Health News

President’s New Kidney Policy Aims to Boost Organ Supply in the United States

On Wednesday, President Trump passed an executive order that instructs the government to overhaul the national care program for kidney disease. The purpose is to ensure that everyone with kidney failure would have an opportunity for home dialysis and early transplants.

Trump said that this plan was aimed to boost the number of kidney donors, making it simpler for people with this condition to have dialysis in their own home and facilitate the development of manmade kidneys.

“It is definitely a great moment for improving kidney health in the United States,” said President Trump. However, it will not progress overnight as some parts of the plan would require more regulations from authorities. And since a severe deficiency of organs worsens the needs for more transplants, the government also wants to relieve financial burdens for living donors.
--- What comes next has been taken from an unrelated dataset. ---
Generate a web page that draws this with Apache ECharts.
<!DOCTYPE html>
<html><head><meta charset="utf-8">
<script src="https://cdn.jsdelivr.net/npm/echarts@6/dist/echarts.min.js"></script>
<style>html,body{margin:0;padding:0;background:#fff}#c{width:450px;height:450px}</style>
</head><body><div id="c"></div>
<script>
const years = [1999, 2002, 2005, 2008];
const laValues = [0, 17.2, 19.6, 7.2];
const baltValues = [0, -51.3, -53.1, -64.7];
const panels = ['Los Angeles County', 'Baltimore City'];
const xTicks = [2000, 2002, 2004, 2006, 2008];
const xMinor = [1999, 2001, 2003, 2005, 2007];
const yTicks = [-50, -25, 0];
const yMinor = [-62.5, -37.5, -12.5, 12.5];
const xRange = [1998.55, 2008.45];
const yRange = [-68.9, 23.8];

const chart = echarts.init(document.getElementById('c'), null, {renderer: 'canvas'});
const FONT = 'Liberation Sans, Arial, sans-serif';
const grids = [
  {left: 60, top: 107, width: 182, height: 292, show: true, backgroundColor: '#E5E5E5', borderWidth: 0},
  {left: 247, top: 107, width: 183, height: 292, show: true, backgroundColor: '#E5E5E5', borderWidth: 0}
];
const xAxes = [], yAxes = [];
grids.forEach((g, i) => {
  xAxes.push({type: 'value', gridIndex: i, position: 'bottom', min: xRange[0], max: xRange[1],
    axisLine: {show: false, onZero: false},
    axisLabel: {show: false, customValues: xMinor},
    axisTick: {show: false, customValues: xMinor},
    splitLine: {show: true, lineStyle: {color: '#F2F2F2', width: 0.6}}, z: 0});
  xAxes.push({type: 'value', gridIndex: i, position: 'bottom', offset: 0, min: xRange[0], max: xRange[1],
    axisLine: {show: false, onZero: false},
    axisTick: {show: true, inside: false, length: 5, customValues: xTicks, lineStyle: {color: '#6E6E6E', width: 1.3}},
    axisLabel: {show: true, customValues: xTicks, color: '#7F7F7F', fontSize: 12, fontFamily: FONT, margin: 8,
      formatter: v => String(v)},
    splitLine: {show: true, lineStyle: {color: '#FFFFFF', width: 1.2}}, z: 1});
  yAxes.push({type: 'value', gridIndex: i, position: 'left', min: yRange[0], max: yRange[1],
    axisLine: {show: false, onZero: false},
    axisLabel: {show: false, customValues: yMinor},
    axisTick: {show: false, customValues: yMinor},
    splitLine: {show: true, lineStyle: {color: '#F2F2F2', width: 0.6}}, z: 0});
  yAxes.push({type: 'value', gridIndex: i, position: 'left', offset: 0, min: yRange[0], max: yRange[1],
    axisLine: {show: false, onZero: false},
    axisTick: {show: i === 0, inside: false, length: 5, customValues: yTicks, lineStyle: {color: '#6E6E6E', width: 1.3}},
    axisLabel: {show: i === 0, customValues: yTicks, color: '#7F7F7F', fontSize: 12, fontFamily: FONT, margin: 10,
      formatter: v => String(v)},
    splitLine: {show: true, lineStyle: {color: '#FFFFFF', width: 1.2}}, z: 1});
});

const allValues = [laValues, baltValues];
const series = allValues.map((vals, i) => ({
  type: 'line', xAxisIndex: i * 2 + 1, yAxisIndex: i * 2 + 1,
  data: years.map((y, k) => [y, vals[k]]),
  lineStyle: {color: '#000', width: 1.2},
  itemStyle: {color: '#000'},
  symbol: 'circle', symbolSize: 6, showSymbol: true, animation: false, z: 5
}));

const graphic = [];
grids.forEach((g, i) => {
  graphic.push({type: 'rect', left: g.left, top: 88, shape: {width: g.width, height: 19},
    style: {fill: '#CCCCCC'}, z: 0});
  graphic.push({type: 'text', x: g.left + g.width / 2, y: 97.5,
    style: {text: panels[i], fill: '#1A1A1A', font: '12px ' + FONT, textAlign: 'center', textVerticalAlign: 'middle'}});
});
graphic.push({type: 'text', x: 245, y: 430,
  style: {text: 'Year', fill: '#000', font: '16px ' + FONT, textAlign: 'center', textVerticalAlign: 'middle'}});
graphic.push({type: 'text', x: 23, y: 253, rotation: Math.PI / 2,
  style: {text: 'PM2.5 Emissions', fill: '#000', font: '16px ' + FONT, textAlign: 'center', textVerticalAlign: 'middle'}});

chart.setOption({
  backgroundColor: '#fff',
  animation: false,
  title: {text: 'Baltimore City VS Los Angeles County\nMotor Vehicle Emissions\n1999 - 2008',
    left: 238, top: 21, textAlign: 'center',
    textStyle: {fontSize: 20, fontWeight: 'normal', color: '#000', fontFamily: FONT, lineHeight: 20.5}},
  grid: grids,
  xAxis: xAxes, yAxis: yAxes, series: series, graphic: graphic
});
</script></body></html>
Another change is to take important steps to support the organizations which receive deceased donations to work better. A recent study indicates that might be possible in the long term to find more organs for transplants from deceased donors each year.

Health officials have announced that they plan to change the current system that favors time-consuming and costly dialysis in most hospitals over simpler-to-do at-home transplants or care that help patients have a longer life.

“At the moment, most financial incentives go to dialysis rather than long-term survivorship and transplantation,” said a health official, whose mother had at-home dialysis before having a donor transplant.

It is estimated that approximately 30 million people suffer from kidney disease in the United States. This costs Medicare more than $110 billion.

The two main causes of kidney disease include high blood pressure and diabetes. Careful treatments could help alleviate the symptoms. But many people have their kidneys fail, which require dialysis or transplant to survive.

Around 95,000 out of the 110,000 patients on the organ waiting list require a kidney. There were around 21,150 kidney transplants last year. A small number, 6440, were from living donors.

“The longer you are on dialysis, the worse the complications are,” said a transplant surgeon.

In most cases, transplant centers do not see people with kidney disease until they have been on dialysis for a long time. And though any transplant is favorable, the best option is from a living donor as those organs can work faster, longer, and better.